AI, governance,

Following the recent passing of the European Union’s AI Act, a spotlight has continued to hone in on global reactions and business responses. Considered to be the world’s first comprehensive AI law, a net-new era is upon us, leaving it up to government, business and stakeholders to ensure AI adoption isn’t stifled and open-source innovation flourishes.

As we approach election season, a number of U.S. states have introduced legislation aimed at AI’s potential to manufacture deepfakes that could create mis- and dis-information. There is a stack of 407 AI-related bills active across the U.S. alone—representing an exponential rise since the 191 AI bills tallied in September. These bills are just part of the changing landscape where governments are moving from principles around trustworthy AI to actions to ensure citizens, businesses and government agencies are protected from potential risks.

In addition to government, the business world and stakeholders from boards to consumers are prioritizing current AI issues. Luckily technology—even AI itself— is ready to tackle these issues head on. As trust in AI hinges on a deeper understanding of how AI models are trained, with what data, how they arrive at their recommendations and whether they are routinely screened for harmful and inappropriate bias—companies can only realize AI’s huge potential to drive progress if they trust the technology as a force for good.

As organizations and regulatory bodies around the world discuss how to moderate high-risk AI deployments, while achieving innovation and earning trust, companies can act by:

Mitigating Bias in AI and Machine Learning

Ensuring fairness and reducing bias is central to risk mitigation. Concern over how to reduce bias will ultimately impact how organizations as a whole use AI on a broad scale. This is especially true in highly regulated industries, such as financial services and healthcare, where there could be detrimental repercussions if recommendations returned by the model result are biased.

Companies can implement proactive monitoring using commercial toolset for bias, drift and performance deviations. It is also important to include a diverse group of stakeholders to include different perspectives in creating an ethical AI governance framework that reflects the culture and values of the company and the end-user of the technology.

Ensuring Transparency in AI models and Understanding the Provenance of Data

Governance is essential to build trust. Without it, skepticism will surge while legal issues pursue. It is important to place ethical considerations like technical robustness and safety, fairness, transparency and most importantly, human agency at the forefront of the organization’s AI governance program. To achieve this, generative AI models must be transparent, explainable, and informed by governed data that the organization is confident in. As a best practice, corporations and governments should include a diverse group of stakeholders to drive clear standards and practices and leverage technology to automate these standards to ensure responsible AI adoption consistently across the enterprise.

AI governance needs to start at the time the use case is requested by the business and infused across the entire model life cycle through development and runtime to create an audit trail that explains why and how AI decisions were made.
Plus, at the heart of most generative AI is vast amounts of data, therefore, companies today— more than ever—need to be able to understand data lineage and what governed data was used, where it originated, how it has evolved and identify discrepancies in data flow.
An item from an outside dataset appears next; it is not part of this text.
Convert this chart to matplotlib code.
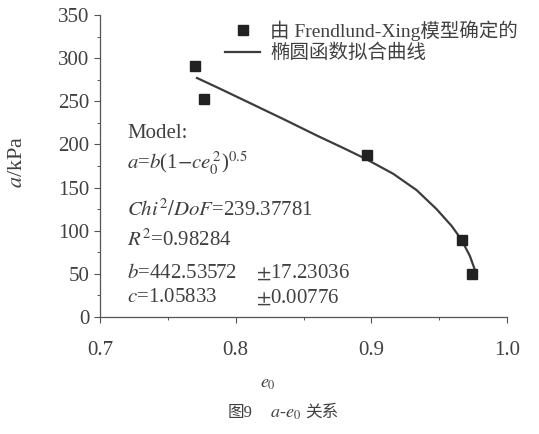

To stay informed while exercising ethical responsibility, companies today are joining alliances for responsible AI, like the AI Alliance launched in December. Alliances and utilization of software tools for data provenance tracking to ensure confidence are good starting places.

Creating, or Advancing and Evolving AI Governance Programs

It’s becoming essential that companies install (or continue to evolve and improve) AI governance frameworks to help enable compliance with internal policies and procedures, industry standards and increasing regulation. AI has been demonstrated to present opportunities and threats in virtually every industry today. Businesses need to be savvy and responsive, because the use of these technologies could pose significant threats to groups, individuals and society. Governance frameworks enable companies to manage AI to meet evolving regulations, guidance and policies worldwide. This can be accomplished by applying technology that helps map external regulatory obligations and internal values-based ethical guidelines to existing requirements and controls—automating the identification of regulatory changes to applicable requirements and effectively tracking metadata across model lifecycles. By developing a global view of AI compliance, getting involved in AI programs, investing appropriately and enforcing compliance, business will be primed to stay in tune with the everchanging landscape.

As we advance toward a more AI-regulated world, global governments, corporations and societal contributors must continue to focus on compliance, prioritize liability over licensing and support responsible AI adoption. Calling for proactive corporate accountability to ensure that AI is explainable, transparent and fair can also not be avoided. If not, fines will hit hard—violators of the AI Act could be fined up to 35 million euros ($38 million), which is 7% of corporate global revenue.

It will pay for businesses to preemptively invest in technologies, processes and people—so AI can be managed responsibly, with abated risk, as its full (permitted) potential to benefit society and business moves closer to being realized.